■ SUPPLIED INFORMATION:
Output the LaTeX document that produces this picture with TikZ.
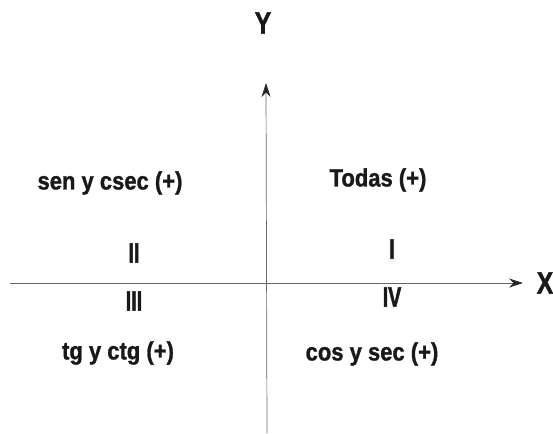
\documentclass[tikz,border=0pt]{standalone}
\usepackage{fontspec}
\setmainfont{Liberation Sans}[FakeStretch=0.88, BoldFeatures={FakeBold=1.2}]
\newfontfamily\numfont{Liberation Sans}[FakeStretch=0.7, BoldFeatures={FakeBold=1.5}]
\newfontfamily\axfont{Liberation Sans}[FakeStretch=0.8, BoldFeatures={FakeBold=1.2}]
\usetikzlibrary{arrows.meta}
\tikzset{
  axis/.style={draw=black!60, line width=0.7pt, -{Stealth[length=14pt,width=9pt,color=black!85,fill=black!85]}},
  quad/.style={font=\fontsize{25}{29}\selectfont\bfseries, inner sep=0pt, text=black!90},
  roman/.style={font=\numfont\fontsize{28}{30}\selectfont\bfseries, inner sep=0pt, text=black!90},
  axlabel/.style={font=\axfont\fontsize{31}{33}\selectfont\bfseries, inner sep=0pt, text=black!90}
}
\begin{document}
\begin{tikzpicture}[x=1pt,y=-1pt]
\useasboundingbox (0,0) rectangle (553,433);
\coordinate (xs) at (10,283);
\coordinate (xe) at (523,283);
\coordinate (ys) at (267,433);
\coordinate (ye) at (266,83);
\draw[axis] (xs) -- (xe);
\draw[axis] (ys) -- (ye);
\node[axlabel] (ylab) at (263,23) {Y};
\node[axlabel] (xlab) at (545,283) {X};
\node[quad] (q2) at (110,183) {sen y csec (+)};
\node[quad] (q1) at (378,180) {Todas (+)};
\node[quad] (q3) at (118,353) {tg y ctg (+)};
\node[quad] (q4) at (372,354) {cos y sec (+)};
\node[roman] (r2) at (134,253) {II};
\node[roman] (r1) at (392,249) {I};
\node[roman] (r3) at (134,301) {III};
\node[roman] (r4) at (392,297) {IV};
\end{tikzpicture}
\end{document}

■ YOUR OBJECTIVE: Omit each picture, then return all of the listing exactly as it stands.

■ FINISHED ANSWER:
Output the LaTeX document that produces this picture with TikZ.
\documentclass[tikz,border=0pt]{standalone}
\usepackage{fontspec}
\setmainfont{Liberation Sans}[FakeStretch=0.88, BoldFeatures={FakeBold=1.2}]
\newfontfamily\numfont{Liberation Sans}[FakeStretch=0.7, BoldFeatures={FakeBold=1.5}]
\newfontfamily\axfont{Liberation Sans}[FakeStretch=0.8, BoldFeatures={FakeBold=1.2}]
\usetikzlibrary{arrows.meta}
\tikzset{
  axis/.style={draw=black!60, line width=0.7pt, -{Stealth[length=14pt,width=9pt,color=black!85,fill=black!85]}},
  quad/.style={font=\fontsize{25}{29}\selectfont\bfseries, inner sep=0pt, text=black!90},
  roman/.style={font=\numfont\fontsize{28}{30}\selectfont\bfseries, inner sep=0pt, text=black!90},
  axlabel/.style={font=\axfont\fontsize{31}{33}\selectfont\bfseries, inner sep=0pt, text=black!90}
}
\begin{document}
\begin{tikzpicture}[x=1pt,y=-1pt]
\useasboundingbox (0,0) rectangle (553,433);
\coordinate (xs) at (10,283);
\coordinate (xe) at (523,283);
\coordinate (ys) at (267,433);
\coordinate (ye) at (266,83);
\draw[axis] (xs) -- (xe);
\draw[axis] (ys) -- (ye);
\node[axlabel] (ylab) at (263,23) {Y};
\node[axlabel] (xlab) at (545,283) {X};
\node[quad] (q2) at (110,183) {sen y csec (+)};
\node[quad] (q1) at (378,180) {Todas (+)};
\node[quad] (q3) at (118,353) {tg y ctg (+)};
\node[quad] (q4) at (372,354) {cos y sec (+)};
\node[roman] (r2) at (134,253) {II};
\node[roman] (r1) at (392,249) {I};
\node[roman] (r3) at (134,301) {III};
\node[roman] (r4) at (392,297) {IV};
\end{tikzpicture}
\end{document}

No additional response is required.